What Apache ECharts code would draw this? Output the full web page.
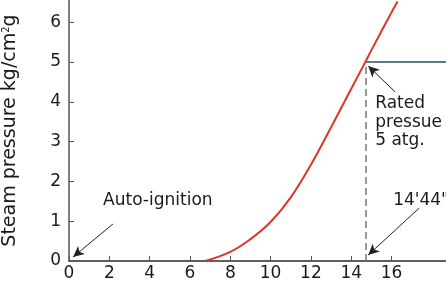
<!DOCTYPE html>
<html>
<head>
<meta charset="utf-8">
<script src="https://cdn.jsdelivr.net/npm/echarts@6/dist/echarts.min.js"></script>
<style>
  html, body { margin: 0; padding: 0; background: #fff; }
  #chart { width: 446px; height: 283px; }
</style>
</head>
<body>
<div id="chart"></div>
<script>
// steam pressure curve (minutes, kg/cm2g)
const pressureCurve = [
  [6.75, 0], [8, 0.23], [9, 0.55], [10, 0.98], [11, 1.6],
  [12, 2.42], [13, 3.36], [14, 4.33], [14.7, 5.0],
  [15, 5.3], [16, 6.25], [16.3, 6.52]
];
const ratedPressure = 5;
const ratedTime = 14.7;
const xTicks = [0, 2, 4, 6, 8, 10, 12, 14, 16];
// annotation text: [x, y, text]
const notes = [
  [1.69, 1.53, 'Auto-ignition'],
  [16.08, 1.53, '14\'44"'],
  [15.19, 3.49, 'Rated\npressue\n5 atg.']
];
// arrows: [fromX, fromY, toX, toY]
const arrows = [
  [2.18, 0.93, 0.2, 0.1],
  [16.18, 4.25, 14.84, 4.9],
  [17.37, 1.33, 14.84, 0.15]
];

const textColor = '#1a1a1a';
const font = 'DejaVu Sans';

const chart = echarts.init(document.getElementById('chart'));
chart.setOption({
  animation: false,
  grid: { left: 69, right: 0, top: 0, bottom: 22, containLabel: false, outerBoundsMode: 'none' },
  xAxis: {
    type: 'value',
    min: 0,
    max: 18.7,
    interval: 2,
    axisLine: { lineStyle: { color: '#2b2b2b', width: 1.5 } },
    axisTick: { inside: true, length: 5, customValues: xTicks, lineStyle: { color: '#555' } },
    axisLabel: { customValues: xTicks, margin: 4, fontSize: 17, fontFamily: font, color: textColor },
    splitLine: { show: false }
  },
  yAxis: {
    type: 'value',
    min: 0,
    max: 6.56,
    interval: 1,
    name: '{t|Steam pressure kg/cm}{s|2}{t|g}',
    nameLocation: 'middle',
    nameRotate: 90,
    nameGap: 49,
    nameTextStyle: {
      fontSize: 19, fontFamily: font, color: textColor,
      rich: {
        t: { fontSize: 19, fontFamily: font, color: textColor },
        s: { fontSize: 10, fontFamily: font, color: textColor, verticalAlign: 'top', lineHeight: 19 }
      }
    },
    axisLine: { lineStyle: { color: '#555', width: 1.5 } },
    axisTick: { inside: true, length: 5, lineStyle: { color: '#555' } },
    axisLabel: {
      margin: 8, fontSize: 17, fontFamily: font, color: textColor,
      showMaxLabel: false
    },
    splitLine: { show: false }
  },
  series: [
    {
      type: 'line',
      data: pressureCurve,
      smooth: 0.4,
      showSymbol: false,
      lineStyle: { color: '#d8372a', width: 2 },
      z: 3
    },
    {
      type: 'line',
      data: [[ratedTime, ratedPressure], [18.7, ratedPressure]],
      showSymbol: false,
      lineStyle: { color: '#23535a', width: 1.6 },
      z: 2,
      markLine: {
        silent: true,
        symbol: ['none', 'none'],
        label: { show: false },
        lineStyle: { color: '#7a7a7a', type: [7, 4], width: 1.5 },
        data: [[{ coord: [ratedTime, 0] }, { coord: [ratedTime, ratedPressure] }]]
      }
    },
    {
      type: 'scatter',
      symbolSize: 0,
      itemStyle: { opacity: 1 },
      data: notes.map(n => ({ value: [n[0], n[1]], name: n[2] })),
      label: {
        show: true,
        position: 'inside',
        align: 'left',
        verticalAlign: 'middle',
        formatter: p => p.name,
        fontSize: 17,
        lineHeight: 18.5,
        fontFamily: font,
        color: textColor,
        opacity: 1
      },
      markLine: {
        silent: true,
        symbol: ['none', 'arrow'],
        symbolSize: [8, 11],
        label: { show: false },
        lineStyle: { color: '#222', type: 'solid', width: 1, opacity: 1 },
        data: arrows.map(a => [{ coord: [a[0], a[1]] }, { coord: [a[2], a[3]] }])
      }
    }
  ]
});
</script>
</body>
</html>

:: WHAT THIS TASK INVOLVES ::
Return only the lines running from the top of the data to the line that holds "const font = 'DejaVu Sans';". Include both of those lines, but skip the pictures.

:: TASK OUTPUT ::
What Apache ECharts code would draw this? Output the full web page.
<!DOCTYPE html>
<html>
<head>
<meta charset="utf-8">
<script src="https://cdn.jsdelivr.net/npm/echarts@6/dist/echarts.min.js"></script>
<style>
  html, body { margin: 0; padding: 0; background: #fff; }
  #chart { width: 446px; height: 283px; }
</style>
</head>
<body>
<div id="chart"></div>
<script>
// steam pressure curve (minutes, kg/cm2g)
const pressureCurve = [
  [6.75, 0], [8, 0.23], [9, 0.55], [10, 0.98], [11, 1.6],
  [12, 2.42], [13, 3.36], [14, 4.33], [14.7, 5.0],
  [15, 5.3], [16, 6.25], [16.3, 6.52]
];
const ratedPressure = 5;
const ratedTime = 14.7;
const xTicks = [0, 2, 4, 6, 8, 10, 12, 14, 16];
// annotation text: [x, y, text]
const notes = [
  [1.69, 1.53, 'Auto-ignition'],
  [16.08, 1.53, '14\'44"'],
  [15.19, 3.49, 'Rated\npressue\n5 atg.']
];
// arrows: [fromX, fromY, toX, toY]
const arrows = [
  [2.18, 0.93, 0.2, 0.1],
  [16.18, 4.25, 14.84, 4.9],
  [17.37, 1.33, 14.84, 0.15]
];

const textColor = '#1a1a1a';
const font = 'DejaVu Sans';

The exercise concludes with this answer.